_Given material:_
>> Begin
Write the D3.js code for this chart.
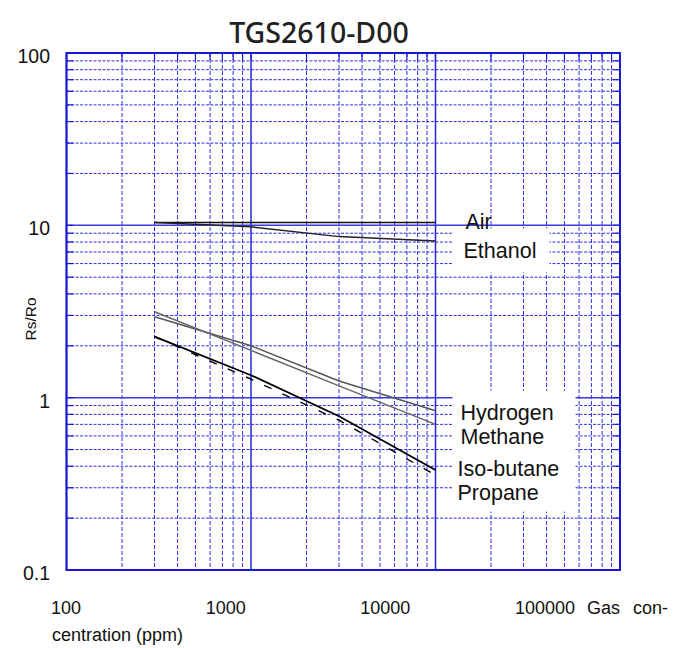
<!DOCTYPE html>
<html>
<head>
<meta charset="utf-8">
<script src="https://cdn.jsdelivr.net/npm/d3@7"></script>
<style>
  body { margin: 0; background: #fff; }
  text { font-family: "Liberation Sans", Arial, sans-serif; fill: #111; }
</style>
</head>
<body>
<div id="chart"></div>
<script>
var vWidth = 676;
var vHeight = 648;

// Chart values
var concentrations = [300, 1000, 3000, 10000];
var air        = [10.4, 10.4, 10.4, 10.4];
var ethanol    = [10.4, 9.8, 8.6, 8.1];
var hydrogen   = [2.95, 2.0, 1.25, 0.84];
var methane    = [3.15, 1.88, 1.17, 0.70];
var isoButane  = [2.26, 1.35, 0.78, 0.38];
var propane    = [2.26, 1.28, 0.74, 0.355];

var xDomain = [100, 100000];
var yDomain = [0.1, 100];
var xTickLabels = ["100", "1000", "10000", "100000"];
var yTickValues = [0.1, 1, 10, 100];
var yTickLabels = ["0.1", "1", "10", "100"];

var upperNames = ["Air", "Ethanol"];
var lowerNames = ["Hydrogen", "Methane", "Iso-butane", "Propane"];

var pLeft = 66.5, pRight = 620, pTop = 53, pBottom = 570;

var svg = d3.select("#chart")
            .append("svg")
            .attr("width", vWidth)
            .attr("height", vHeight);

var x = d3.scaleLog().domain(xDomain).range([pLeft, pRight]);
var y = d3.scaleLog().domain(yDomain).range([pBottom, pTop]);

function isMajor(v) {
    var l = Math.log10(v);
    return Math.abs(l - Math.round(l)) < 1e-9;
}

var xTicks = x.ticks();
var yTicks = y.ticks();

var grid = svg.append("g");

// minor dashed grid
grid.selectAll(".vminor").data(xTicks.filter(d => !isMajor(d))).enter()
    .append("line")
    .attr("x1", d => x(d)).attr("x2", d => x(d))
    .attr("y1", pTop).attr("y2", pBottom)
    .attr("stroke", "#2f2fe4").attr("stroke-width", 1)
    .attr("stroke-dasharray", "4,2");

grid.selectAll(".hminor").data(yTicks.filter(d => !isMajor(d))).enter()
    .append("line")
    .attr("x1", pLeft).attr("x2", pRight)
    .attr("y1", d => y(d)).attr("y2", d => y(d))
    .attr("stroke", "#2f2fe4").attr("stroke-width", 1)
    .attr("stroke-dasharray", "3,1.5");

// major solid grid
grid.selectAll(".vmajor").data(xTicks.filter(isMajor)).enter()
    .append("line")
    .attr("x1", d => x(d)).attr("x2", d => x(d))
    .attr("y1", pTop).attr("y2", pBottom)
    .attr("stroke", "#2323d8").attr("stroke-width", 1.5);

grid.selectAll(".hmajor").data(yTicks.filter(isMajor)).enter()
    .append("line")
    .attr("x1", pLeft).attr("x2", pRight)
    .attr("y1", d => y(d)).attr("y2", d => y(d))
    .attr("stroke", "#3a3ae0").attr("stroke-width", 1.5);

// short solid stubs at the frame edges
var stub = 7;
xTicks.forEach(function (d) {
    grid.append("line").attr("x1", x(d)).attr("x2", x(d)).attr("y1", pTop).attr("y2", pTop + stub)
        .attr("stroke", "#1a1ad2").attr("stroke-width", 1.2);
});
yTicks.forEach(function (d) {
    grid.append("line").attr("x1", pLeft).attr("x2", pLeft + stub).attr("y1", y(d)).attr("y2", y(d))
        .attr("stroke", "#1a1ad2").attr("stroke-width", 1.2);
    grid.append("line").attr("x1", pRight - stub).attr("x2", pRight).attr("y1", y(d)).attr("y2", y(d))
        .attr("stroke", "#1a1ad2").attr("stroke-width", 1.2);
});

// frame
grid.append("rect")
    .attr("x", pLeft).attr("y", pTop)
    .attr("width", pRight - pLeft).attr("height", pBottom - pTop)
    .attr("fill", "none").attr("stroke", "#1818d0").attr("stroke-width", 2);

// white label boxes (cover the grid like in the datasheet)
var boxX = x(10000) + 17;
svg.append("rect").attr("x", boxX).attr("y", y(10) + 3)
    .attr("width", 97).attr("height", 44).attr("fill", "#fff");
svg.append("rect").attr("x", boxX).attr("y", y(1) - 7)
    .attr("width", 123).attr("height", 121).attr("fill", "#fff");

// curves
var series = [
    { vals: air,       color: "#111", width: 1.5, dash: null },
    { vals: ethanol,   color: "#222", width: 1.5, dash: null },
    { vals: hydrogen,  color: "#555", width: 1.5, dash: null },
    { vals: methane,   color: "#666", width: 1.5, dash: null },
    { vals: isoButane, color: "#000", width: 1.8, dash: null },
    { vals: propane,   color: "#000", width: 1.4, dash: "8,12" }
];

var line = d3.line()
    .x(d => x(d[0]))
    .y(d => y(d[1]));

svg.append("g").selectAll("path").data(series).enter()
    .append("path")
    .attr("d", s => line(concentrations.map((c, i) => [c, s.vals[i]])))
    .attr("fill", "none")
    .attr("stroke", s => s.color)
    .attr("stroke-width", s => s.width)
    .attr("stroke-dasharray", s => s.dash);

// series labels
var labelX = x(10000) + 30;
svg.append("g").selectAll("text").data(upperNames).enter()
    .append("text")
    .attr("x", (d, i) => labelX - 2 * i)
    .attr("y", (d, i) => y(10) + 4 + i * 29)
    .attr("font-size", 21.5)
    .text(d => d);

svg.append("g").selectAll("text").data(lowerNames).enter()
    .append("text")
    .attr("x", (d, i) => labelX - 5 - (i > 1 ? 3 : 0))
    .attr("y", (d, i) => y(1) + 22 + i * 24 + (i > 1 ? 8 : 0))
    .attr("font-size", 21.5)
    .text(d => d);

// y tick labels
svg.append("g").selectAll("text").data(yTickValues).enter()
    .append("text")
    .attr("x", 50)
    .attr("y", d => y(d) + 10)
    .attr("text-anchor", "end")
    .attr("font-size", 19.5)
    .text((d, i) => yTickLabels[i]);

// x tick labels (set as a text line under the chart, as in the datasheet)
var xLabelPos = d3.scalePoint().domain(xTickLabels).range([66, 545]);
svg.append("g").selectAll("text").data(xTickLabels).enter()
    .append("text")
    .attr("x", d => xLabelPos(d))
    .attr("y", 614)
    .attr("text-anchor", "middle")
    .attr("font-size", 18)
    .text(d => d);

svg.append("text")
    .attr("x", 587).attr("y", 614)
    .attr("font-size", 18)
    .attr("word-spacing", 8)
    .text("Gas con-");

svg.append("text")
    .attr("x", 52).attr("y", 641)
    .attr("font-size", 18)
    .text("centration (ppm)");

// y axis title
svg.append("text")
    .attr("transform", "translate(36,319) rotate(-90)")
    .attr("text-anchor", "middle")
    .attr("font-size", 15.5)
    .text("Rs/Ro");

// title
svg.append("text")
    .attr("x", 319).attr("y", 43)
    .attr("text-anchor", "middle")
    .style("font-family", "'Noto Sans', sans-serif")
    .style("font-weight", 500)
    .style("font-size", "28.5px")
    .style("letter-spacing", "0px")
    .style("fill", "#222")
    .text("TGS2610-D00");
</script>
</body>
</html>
>> End
_Work required:_
Transcribe the listing in full and omit the pictures.

_Task answer:_
Write the D3.js code for this chart.
<!DOCTYPE html>
<html>
<head>
<meta charset="utf-8">
<script src="https://cdn.jsdelivr.net/npm/d3@7"></script>
<style>
  body { margin: 0; background: #fff; }
  text { font-family: "Liberation Sans", Arial, sans-serif; fill: #111; }
</style>
</head>
<body>
<div id="chart"></div>
<script>
var vWidth = 676;
var vHeight = 648;

// Chart values
var concentrations = [300, 1000, 3000, 10000];
var air        = [10.4, 10.4, 10.4, 10.4];
var ethanol    = [10.4, 9.8, 8.6, 8.1];
var hydrogen   = [2.95, 2.0, 1.25, 0.84];
var methane    = [3.15, 1.88, 1.17, 0.70];
var isoButane  = [2.26, 1.35, 0.78, 0.38];
var propane    = [2.26, 1.28, 0.74, 0.355];

var xDomain = [100, 100000];
var yDomain = [0.1, 100];
var xTickLabels = ["100", "1000", "10000", "100000"];
var yTickValues = [0.1, 1, 10, 100];
var yTickLabels = ["0.1", "1", "10", "100"];

var upperNames = ["Air", "Ethanol"];
var lowerNames = ["Hydrogen", "Methane", "Iso-butane", "Propane"];

var pLeft = 66.5, pRight = 620, pTop = 53, pBottom = 570;

var svg = d3.select("#chart")
            .append("svg")
            .attr("width", vWidth)
            .attr("height", vHeight);

var x = d3.scaleLog().domain(xDomain).range([pLeft, pRight]);
var y = d3.scaleLog().domain(yDomain).range([pBottom, pTop]);

function isMajor(v) {
    var l = Math.log10(v);
    return Math.abs(l - Math.round(l)) < 1e-9;
}

var xTicks = x.ticks();
var yTicks = y.ticks();

var grid = svg.append("g");

// minor dashed grid
grid.selectAll(".vminor").data(xTicks.filter(d => !isMajor(d))).enter()
    .append("line")
    .attr("x1", d => x(d)).attr("x2", d => x(d))
    .attr("y1", pTop).attr("y2", pBottom)
    .attr("stroke", "#2f2fe4").attr("stroke-width", 1)
    .attr("stroke-dasharray", "4,2");

grid.selectAll(".hminor").data(yTicks.filter(d => !isMajor(d))).enter()
    .append("line")
    .attr("x1", pLeft).attr("x2", pRight)
    .attr("y1", d => y(d)).attr("y2", d => y(d))
    .attr("stroke", "#2f2fe4").attr("stroke-width", 1)
    .attr("stroke-dasharray", "3,1.5");

// major solid grid
grid.selectAll(".vmajor").data(xTicks.filter(isMajor)).enter()
    .append("line")
    .attr("x1", d => x(d)).attr("x2", d => x(d))
    .attr("y1", pTop).attr("y2", pBottom)
    .attr("stroke", "#2323d8").attr("stroke-width", 1.5);

grid.selectAll(".hmajor").data(yTicks.filter(isMajor)).enter()
    .append("line")
    .attr("x1", pLeft).attr("x2", pRight)
    .attr("y1", d => y(d)).attr("y2", d => y(d))
    .attr("stroke", "#3a3ae0").attr("stroke-width", 1.5);

// short solid stubs at the frame edges
var stub = 7;
xTicks.forEach(function (d) {
    grid.append("line").attr("x1", x(d)).attr("x2", x(d)).attr("y1", pTop).attr("y2", pTop + stub)
        .attr("stroke", "#1a1ad2").attr("stroke-width", 1.2);
});
yTicks.forEach(function (d) {
    grid.append("line").attr("x1", pLeft).attr("x2", pLeft + stub).attr("y1", y(d)).attr("y2", y(d))
        .attr("stroke", "#1a1ad2").attr("stroke-width", 1.2);
    grid.append("line").attr("x1", pRight - stub).attr("x2", pRight).attr("y1", y(d)).attr("y2", y(d))
        .attr("stroke", "#1a1ad2").attr("stroke-width", 1.2);
});

// frame
grid.append("rect")
    .attr("x", pLeft).attr("y", pTop)
    .attr("width", pRight - pLeft).attr("height", pBottom - pTop)
    .attr("fill", "none").attr("stroke", "#1818d0").attr("stroke-width", 2);

// white label boxes (cover the grid like in the datasheet)
var boxX = x(10000) + 17;
svg.append("rect").attr("x", boxX).attr("y", y(10) + 3)
    .attr("width", 97).attr("height", 44).attr("fill", "#fff");
svg.append("rect").attr("x", boxX).attr("y", y(1) - 7)
    .attr("width", 123).attr("height", 121).attr("fill", "#fff");

// curves
var series = [
    { vals: air,       color: "#111", width: 1.5, dash: null },
    { vals: ethanol,   color: "#222", width: 1.5, dash: null },
    { vals: hydrogen,  color: "#555", width: 1.5, dash: null },
    { vals: methane,   color: "#666", width: 1.5, dash: null },
    { vals: isoButane, color: "#000", width: 1.8, dash: null },
    { vals: propane,   color: "#000", width: 1.4, dash: "8,12" }
];

var line = d3.line()
    .x(d => x(d[0]))
    .y(d => y(d[1]));

svg.append("g").selectAll("path").data(series).enter()
    .append("path")
    .attr("d", s => line(concentrations.map((c, i) => [c, s.vals[i]])))
    .attr("fill", "none")
    .attr("stroke", s => s.color)
    .attr("stroke-width", s => s.width)
    .attr("stroke-dasharray", s => s.dash);

// series labels
var labelX = x(10000) + 30;
svg.append("g").selectAll("text").data(upperNames).enter()
    .append("text")
    .attr("x", (d, i) => labelX - 2 * i)
    .attr("y", (d, i) => y(10) + 4 + i * 29)
    .attr("font-size", 21.5)
    .text(d => d);

svg.append("g").selectAll("text").data(lowerNames).enter()
    .append("text")
    .attr("x", (d, i) => labelX - 5 - (i > 1 ? 3 : 0))
    .attr("y", (d, i) => y(1) + 22 + i * 24 + (i > 1 ? 8 : 0))
    .attr("font-size", 21.5)
    .text(d => d);

// y tick labels
svg.append("g").selectAll("text").data(yTickValues).enter()
    .append("text")
    .attr("x", 50)
    .attr("y", d => y(d) + 10)
    .attr("text-anchor", "end")
    .attr("font-size", 19.5)
    .text((d, i) => yTickLabels[i]);

// x tick labels (set as a text line under the chart, as in the datasheet)
var xLabelPos = d3.scalePoint().domain(xTickLabels).range([66, 545]);
svg.append("g").selectAll("text").data(xTickLabels).enter()
    .append("text")
    .attr("x", d => xLabelPos(d))
    .attr("y", 614)
    .attr("text-anchor", "middle")
    .attr("font-size", 18)
    .text(d => d);

svg.append("text")
    .attr("x", 587).attr("y", 614)
    .attr("font-size", 18)
    .attr("word-spacing", 8)
    .text("Gas con-");

svg.append("text")
    .attr("x", 52).attr("y", 641)
    .attr("font-size", 18)
    .text("centration (ppm)");

// y axis title
svg.append("text")
    .attr("transform", "translate(36,319) rotate(-90)")
    .attr("text-anchor", "middle")
    .attr("font-size", 15.5)
    .text("Rs/Ro");

// title
svg.append("text")
    .attr("x", 319).attr("y", 43)
    .attr("text-anchor", "middle")
    .style("font-family", "'Noto Sans', sans-serif")
    .style("font-weight", 500)
    .style("font-size", "28.5px")
    .style("letter-spacing", "0px")
    .style("fill", "#222")
    .text("TGS2610-D00");
</script>
</body>
</html>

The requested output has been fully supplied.